Il Governo ha sempre meno tempo per decidere il futuro delle pensioni 2026 e degli anni a seguire. Si pensa a cancellare delle misure.
Sulle pensioni previste per l’anno 2026, i dubbi e le perplessità sono ancora molteplici. Negli anni sono state introdotte svariate misure di pensionamento anticipato, tutte “provvisorie” e mai strutturali, ad eccezione della Fornero, la cui Riforma è stata oggetto di un’ipotetica cancellazione.
Se è pur vero – come ammesso dalla stessa Elsa Fornero – che la sua riforma è stata studiata “di fretta”, al momento è l’unica approvata a “tempo indeterminato”. Con il trascorrere del tempo non sono mancate le misure correttive per gli esodati, ed anche in questo caso con una scadenza specifica.
Che accadrà alle pensioni del 2026?
Le prime modifiche sulle pensioni del 2026 riguardano la potenziale abolizione di Quota 103 ed Opzione Donna, due misure che, stando ai dati, non avrebbero funzionato a causa delle loro restrizioni sempre più forti e un accesso alla platea di beneficiari molto più limitato.
Entro la fine di quest’anno, il Governo Meloni dovrà decidere se bloccare l’aumento basato sull’aspettativa di vita (si presuppone che nel 2027 salga di 3 mesi), oppure lasciare che la Riforma faccia il suo corso. La stessa sorte spetterà alle attuali misure di pensionamento anticipato (che potrebbero essere prorogate, cancellate o confermate).
Il problema maggiore, ai danni del sistema previdenziale, è di natura economica. Le risorse finanziarie sono limitate, e la loro entità non permetterebbe ampio margine di manovra (ad esempio, introducendo una misura per uscire anticipatamente dal lavoro).

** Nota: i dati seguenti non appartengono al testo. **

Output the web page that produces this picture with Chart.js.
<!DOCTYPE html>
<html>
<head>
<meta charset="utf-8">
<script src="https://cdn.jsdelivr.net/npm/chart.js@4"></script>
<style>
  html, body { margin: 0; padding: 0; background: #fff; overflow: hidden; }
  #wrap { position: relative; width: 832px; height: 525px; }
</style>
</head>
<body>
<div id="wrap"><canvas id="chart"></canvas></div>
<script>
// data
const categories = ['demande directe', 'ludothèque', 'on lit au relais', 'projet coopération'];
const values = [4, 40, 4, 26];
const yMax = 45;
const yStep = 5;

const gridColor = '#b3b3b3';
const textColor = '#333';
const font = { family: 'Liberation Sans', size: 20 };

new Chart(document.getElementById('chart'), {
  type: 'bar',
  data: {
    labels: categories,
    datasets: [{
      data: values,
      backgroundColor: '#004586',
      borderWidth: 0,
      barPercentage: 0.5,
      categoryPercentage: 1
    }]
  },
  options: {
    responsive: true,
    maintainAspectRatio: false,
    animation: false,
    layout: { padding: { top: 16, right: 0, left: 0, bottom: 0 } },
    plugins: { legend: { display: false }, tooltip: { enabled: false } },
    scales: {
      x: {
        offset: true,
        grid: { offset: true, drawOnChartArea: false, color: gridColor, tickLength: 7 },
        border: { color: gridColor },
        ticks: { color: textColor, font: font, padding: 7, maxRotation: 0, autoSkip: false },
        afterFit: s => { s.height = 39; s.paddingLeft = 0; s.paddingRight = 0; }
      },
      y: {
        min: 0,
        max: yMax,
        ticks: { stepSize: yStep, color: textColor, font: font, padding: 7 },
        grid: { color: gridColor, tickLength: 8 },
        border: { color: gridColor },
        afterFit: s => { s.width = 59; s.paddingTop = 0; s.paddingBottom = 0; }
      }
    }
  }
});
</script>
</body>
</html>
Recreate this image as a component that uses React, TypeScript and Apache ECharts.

Le ipotesi più realistiche
Realisticamente parlando, il Governo non avrebbe sufficiente capienza economica per individuare nuove misure, dato che un’uscita anticipata comporterebbe un onere decisamente rilevante. Eppure, c’è un altro problema di cui si parla poco, ovvero della cancellazione di Quota 103.
La stessa problematica si verificherebbe con la Quota 41 per tutti, tanto spinta e voluta da Lega Nord, anche se ultimamente si parla di una “alternativa flessibile” che possa contenere le uscite per la sua attuazione.
Tornando sulla Quota 103 – seppur limitante – oggi è l’unica che consente di uscire 2 anni prima dell’età ordinaria, e a patto di soddisfare il requisito contributivo.
A risentirne saranno i soggetti che non lavorano e che avrebbero potuto sfruttare questa soluzione per la quiescenza anticipata (visto che probabilmente matureranno i contributi tardivamente).